═════ Dataset excerpt ═════

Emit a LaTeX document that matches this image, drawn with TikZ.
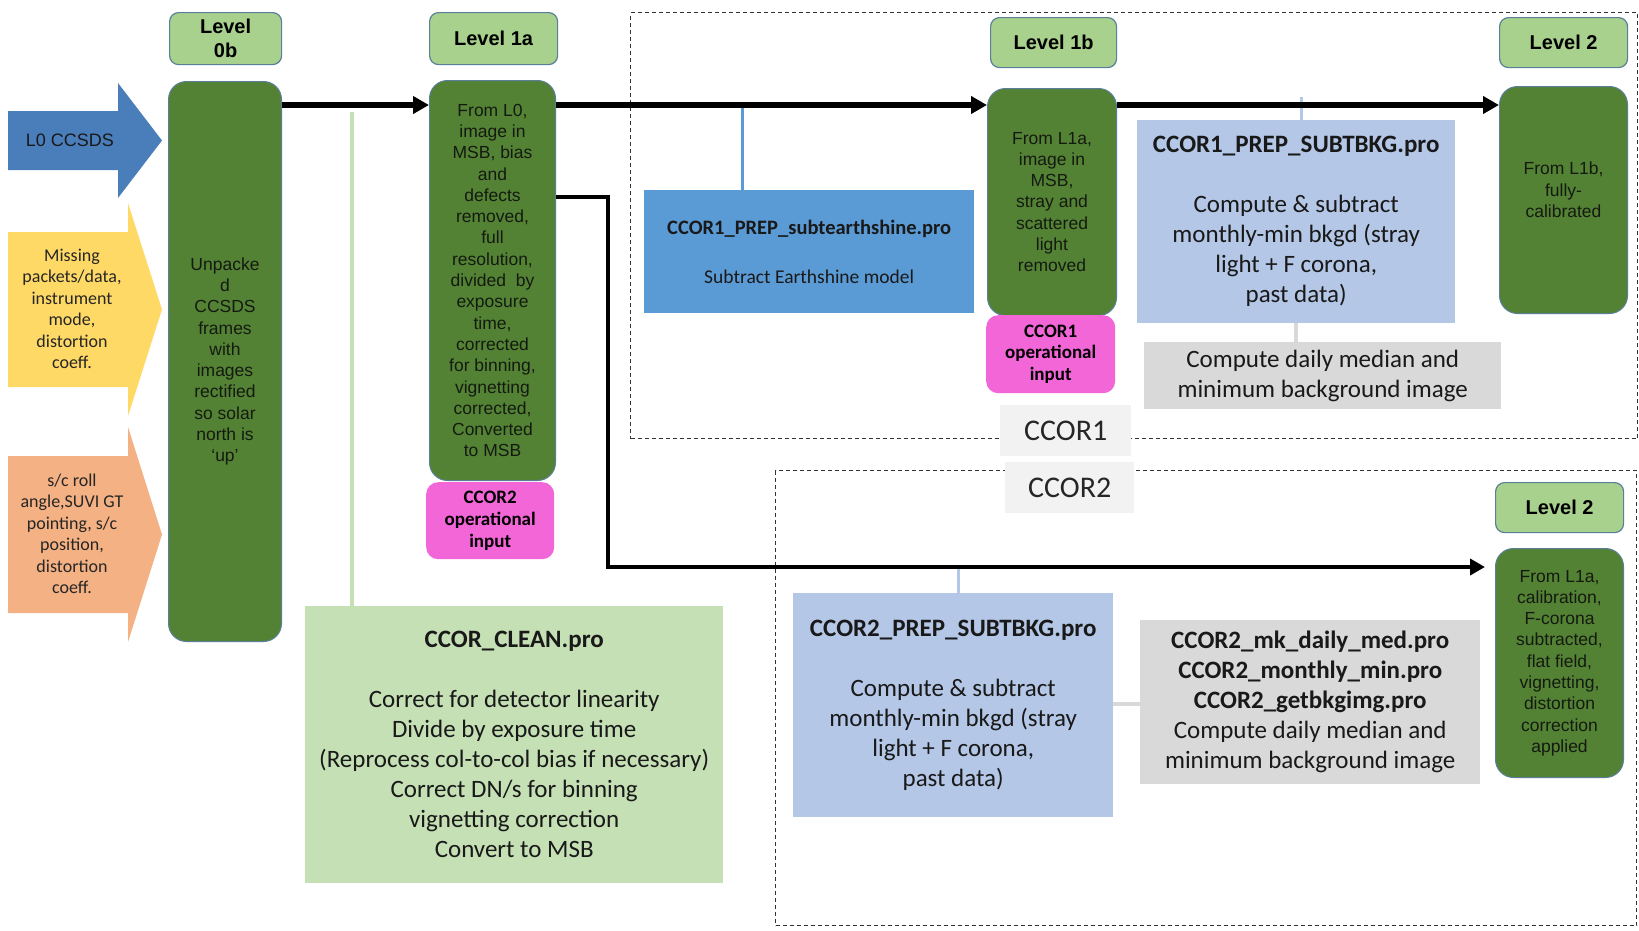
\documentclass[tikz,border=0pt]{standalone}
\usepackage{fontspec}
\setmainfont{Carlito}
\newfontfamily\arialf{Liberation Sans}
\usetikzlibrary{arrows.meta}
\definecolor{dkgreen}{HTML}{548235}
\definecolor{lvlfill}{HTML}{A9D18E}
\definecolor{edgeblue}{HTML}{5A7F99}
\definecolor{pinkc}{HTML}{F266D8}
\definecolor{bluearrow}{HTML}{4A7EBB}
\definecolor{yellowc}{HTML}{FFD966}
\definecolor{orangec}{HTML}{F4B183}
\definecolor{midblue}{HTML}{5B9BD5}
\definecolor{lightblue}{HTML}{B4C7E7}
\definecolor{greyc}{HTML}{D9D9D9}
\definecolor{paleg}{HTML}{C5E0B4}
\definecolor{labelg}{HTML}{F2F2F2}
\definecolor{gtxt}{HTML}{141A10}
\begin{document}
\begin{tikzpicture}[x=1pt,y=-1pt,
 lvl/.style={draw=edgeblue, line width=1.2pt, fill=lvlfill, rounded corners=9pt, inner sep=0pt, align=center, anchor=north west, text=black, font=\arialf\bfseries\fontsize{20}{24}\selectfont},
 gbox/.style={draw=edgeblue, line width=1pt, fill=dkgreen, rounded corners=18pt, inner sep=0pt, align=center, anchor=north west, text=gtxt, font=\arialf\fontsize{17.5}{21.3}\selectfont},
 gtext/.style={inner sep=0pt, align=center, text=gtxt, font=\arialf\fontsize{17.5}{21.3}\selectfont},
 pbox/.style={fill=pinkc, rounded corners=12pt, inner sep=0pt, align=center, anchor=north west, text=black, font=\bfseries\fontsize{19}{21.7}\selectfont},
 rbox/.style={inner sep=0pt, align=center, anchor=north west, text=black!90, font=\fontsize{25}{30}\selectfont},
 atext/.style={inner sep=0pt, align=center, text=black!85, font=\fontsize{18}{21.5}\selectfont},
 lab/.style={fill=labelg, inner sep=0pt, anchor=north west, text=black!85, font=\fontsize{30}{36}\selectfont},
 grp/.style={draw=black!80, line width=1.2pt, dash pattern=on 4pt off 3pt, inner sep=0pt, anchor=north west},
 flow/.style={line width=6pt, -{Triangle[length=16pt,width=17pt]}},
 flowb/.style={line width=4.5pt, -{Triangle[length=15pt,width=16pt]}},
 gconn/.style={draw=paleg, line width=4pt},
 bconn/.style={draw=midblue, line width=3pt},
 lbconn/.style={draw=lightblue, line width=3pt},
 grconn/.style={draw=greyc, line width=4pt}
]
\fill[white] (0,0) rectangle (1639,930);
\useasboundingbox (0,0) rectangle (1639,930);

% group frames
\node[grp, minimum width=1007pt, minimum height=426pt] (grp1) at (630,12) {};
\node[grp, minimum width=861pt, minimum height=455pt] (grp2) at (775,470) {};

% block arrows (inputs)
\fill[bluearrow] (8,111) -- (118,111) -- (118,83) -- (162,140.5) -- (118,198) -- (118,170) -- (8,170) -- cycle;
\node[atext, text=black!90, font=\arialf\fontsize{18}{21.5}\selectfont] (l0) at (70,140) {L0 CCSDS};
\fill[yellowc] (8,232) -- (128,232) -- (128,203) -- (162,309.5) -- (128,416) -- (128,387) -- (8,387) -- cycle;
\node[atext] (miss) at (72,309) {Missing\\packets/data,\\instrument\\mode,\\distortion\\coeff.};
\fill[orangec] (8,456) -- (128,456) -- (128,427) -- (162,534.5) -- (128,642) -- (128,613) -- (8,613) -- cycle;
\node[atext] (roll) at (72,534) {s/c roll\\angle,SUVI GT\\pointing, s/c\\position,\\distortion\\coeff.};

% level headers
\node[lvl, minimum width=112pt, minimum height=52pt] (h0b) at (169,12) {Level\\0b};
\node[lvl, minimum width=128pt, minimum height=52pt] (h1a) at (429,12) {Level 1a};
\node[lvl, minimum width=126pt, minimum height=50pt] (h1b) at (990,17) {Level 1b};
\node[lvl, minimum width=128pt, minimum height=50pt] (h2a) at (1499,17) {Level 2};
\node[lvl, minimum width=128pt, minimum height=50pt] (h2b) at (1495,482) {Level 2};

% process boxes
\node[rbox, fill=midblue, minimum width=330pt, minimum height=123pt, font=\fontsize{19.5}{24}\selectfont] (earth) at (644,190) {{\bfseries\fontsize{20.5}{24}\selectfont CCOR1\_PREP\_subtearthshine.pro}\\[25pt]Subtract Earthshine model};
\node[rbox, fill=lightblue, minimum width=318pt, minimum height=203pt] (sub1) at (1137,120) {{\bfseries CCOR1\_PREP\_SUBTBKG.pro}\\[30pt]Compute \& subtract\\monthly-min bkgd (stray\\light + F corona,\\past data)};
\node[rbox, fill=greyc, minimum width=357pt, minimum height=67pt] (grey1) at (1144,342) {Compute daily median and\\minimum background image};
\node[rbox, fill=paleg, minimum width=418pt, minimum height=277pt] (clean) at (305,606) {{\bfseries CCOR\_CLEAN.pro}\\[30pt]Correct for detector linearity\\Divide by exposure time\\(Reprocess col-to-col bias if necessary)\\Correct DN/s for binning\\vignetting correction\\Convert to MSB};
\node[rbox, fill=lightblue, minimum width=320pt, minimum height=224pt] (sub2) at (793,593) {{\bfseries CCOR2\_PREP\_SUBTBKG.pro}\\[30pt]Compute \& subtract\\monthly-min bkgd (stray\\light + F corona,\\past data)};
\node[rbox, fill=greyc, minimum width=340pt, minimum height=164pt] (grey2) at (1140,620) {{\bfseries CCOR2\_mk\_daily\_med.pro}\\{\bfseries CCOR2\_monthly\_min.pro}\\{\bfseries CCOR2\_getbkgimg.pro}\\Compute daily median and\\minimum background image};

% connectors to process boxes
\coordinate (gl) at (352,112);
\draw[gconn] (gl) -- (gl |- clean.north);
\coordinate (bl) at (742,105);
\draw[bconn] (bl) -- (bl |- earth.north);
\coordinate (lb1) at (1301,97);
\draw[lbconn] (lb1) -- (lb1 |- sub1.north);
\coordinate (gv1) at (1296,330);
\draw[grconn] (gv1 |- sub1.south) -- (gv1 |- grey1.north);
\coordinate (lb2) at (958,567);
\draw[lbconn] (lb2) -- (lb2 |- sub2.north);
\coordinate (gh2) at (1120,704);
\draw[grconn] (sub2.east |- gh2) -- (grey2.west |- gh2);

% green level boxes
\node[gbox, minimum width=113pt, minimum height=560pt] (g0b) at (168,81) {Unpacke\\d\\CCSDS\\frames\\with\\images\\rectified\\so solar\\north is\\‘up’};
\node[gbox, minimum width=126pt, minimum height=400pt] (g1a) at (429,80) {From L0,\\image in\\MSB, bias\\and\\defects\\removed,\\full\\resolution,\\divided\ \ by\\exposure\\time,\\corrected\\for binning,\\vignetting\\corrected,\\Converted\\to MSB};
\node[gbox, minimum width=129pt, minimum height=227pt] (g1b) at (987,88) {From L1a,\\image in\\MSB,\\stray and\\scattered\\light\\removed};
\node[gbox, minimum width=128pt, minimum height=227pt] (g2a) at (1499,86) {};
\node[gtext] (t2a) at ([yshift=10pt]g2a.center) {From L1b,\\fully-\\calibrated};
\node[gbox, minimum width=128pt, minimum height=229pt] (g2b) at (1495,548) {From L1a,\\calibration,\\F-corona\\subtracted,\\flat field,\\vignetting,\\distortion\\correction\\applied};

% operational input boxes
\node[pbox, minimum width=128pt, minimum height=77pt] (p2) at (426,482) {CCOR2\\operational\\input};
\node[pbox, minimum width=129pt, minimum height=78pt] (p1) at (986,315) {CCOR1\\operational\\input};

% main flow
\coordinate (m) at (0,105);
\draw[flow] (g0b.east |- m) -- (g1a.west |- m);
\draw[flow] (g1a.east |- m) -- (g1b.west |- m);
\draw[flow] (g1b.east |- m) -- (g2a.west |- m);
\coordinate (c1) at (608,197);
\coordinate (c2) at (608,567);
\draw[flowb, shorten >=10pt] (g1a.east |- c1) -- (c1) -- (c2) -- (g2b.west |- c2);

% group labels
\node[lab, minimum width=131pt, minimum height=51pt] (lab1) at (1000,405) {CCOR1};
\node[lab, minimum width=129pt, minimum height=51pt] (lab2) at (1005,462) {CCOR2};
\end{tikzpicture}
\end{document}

═════

== Task requirements ==
Of the lines in the material above, state how many contain the string "with"; give no other text.

== Answer for the task ==
2